The comments were posted
on the front page of the embassy's website, which Pham said wouldn't
have happened without approval from the Nigerian goverment. And the
angry rejoinder itself wouldn't have happened at all in the past, when
relations between the countries were considered too important to risk
ruffling feathers in Washington.
Pham suggested that the lack of oil trade also could lead the U.S. to step back or even away from Nigeria.
Six years ago, he noted
the U.S. played a key role in negotiations between the Nigerian
government and a group of insurgents known as the Movement for the
Emancipation of the Niger Delta (MEND), who felt they had been left out
of the economic boom fueled by oil production in the delta. When they
rose up, a third of the nation's oil production was cut off.
"The U.S. coaxed Nigeria
into peace talks with amnesty payments, training, etc., (and)
successive U.S. ambassadors were involved," noted Pham. "Would they be
involved again? Although U.S. companies, like Chevron would be affected,
the U.S. oil supply would not. Would it be easier for a U.S.
administration to not make it a priority?"
The answer to that
question may be revealed soon. The Nigerian government's agreement with
MEND expires next year and must be renewed. It is not clear if the U.S.
intends to get involved in those negotiations.
Pham also recalled that several
years ago the U.S. Navy's Sixth Fleet helped coordinate a response to
pirate attacks on Nigerian oil tankers, but has not been as forceful in
recent months,
despite an increase in the attacks
.
"The pirates in the Gulf
of Guinea are aggressive, but if piracy is not affecting our supply,
there is a danger that our response won't be as robust, particularly
when there are so many other demands on a U.S. Navy that has fewer
ships," he said.
If the U.S. adopts a
lower profile in Africa as a result of its diminished hunger for the
continent's oil, Nigeria and other nations will look to China and, to a
lesser extent, India to take up the slack.
Some experts believe
that China may fill the void to some extent, both as a customer for
African oil and as an investor and influencer.
Military analyst William
M. Arkin is among them, saying the U.S. Africa Command believes that
China is ready to step into a leading role in Africa, targeting its vast
mineral resources. "China is exceeding U.S. investments in Africa and
that, too, changes the geopolitics," he said.
But Levan, the American
University professor and Africa expert, says it is "questionable"

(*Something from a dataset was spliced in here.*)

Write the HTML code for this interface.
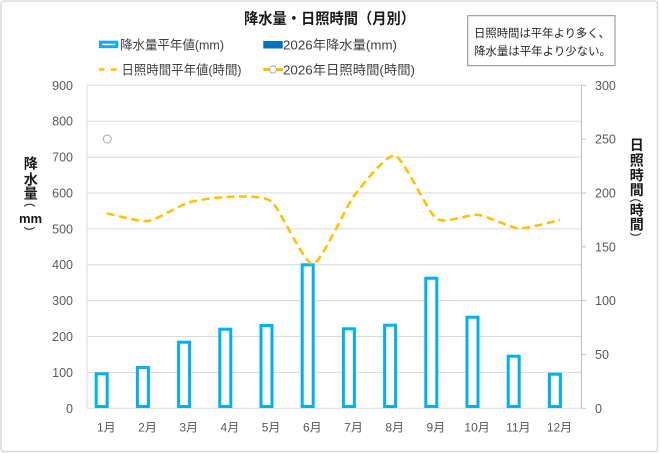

whether India and China can make up for Nigeria's lost U.S. sales, in
part because refineries in both countries are set up to process cheaper
heavy crude oil, not light, sweet crude oil. He also notes that India is
more likely to get its oil from nearby Iraq and Iran, assuming the
latter is freed from international sanctions, while China is looking to
fracking to become energy independent.
Kilduff, the oil trader, agrees that China will not be the savior for Nigeria or other diminishing oil economies.
"Every OPEC member facing this
crisis has a nice PowerPoint presentation showing how Chinese exports
will replace U.S. purchases," he said sarcastically.
In reality, declining
growth in China and the rest of East Asia is going to mean the market is
going will shrink worldwide just as more and more oil goes on line,
Kilduff said. That could result in a further drop in prices, maybe as
low as $50 a barrel, at which point he says Nigeria might be forced to
curtail production or store crude, he said.
Experts and oil traders
say that Nigeria is the first of several smaller OPEC countries to see
their connection with the U.S. change as their crude exports drop.
Already, Angola has seen nearly all its U.S. market share vanish, and
Venezuela is likewise looking for alternative markets for its heavy
crude, Citigroup's "Energy 2020" report states.
"Smaller oil exporter
countries like Iraq and Kuwait may be able to hold on to their market
share, but only by accepting lower prices," it said. "…Going forward,
Colombia, Brazil, Russia, Angola, Ecuador, Iraq, and Kuwait could also
see their market share dwindle."
Campbell, the former
U.S. ambassador to Nigeria, says the nations that are most dependent on
oil revenue will be the biggest losers
"The consequences for petro-states, particularly states that have never diversified their economies, is enormous," he said."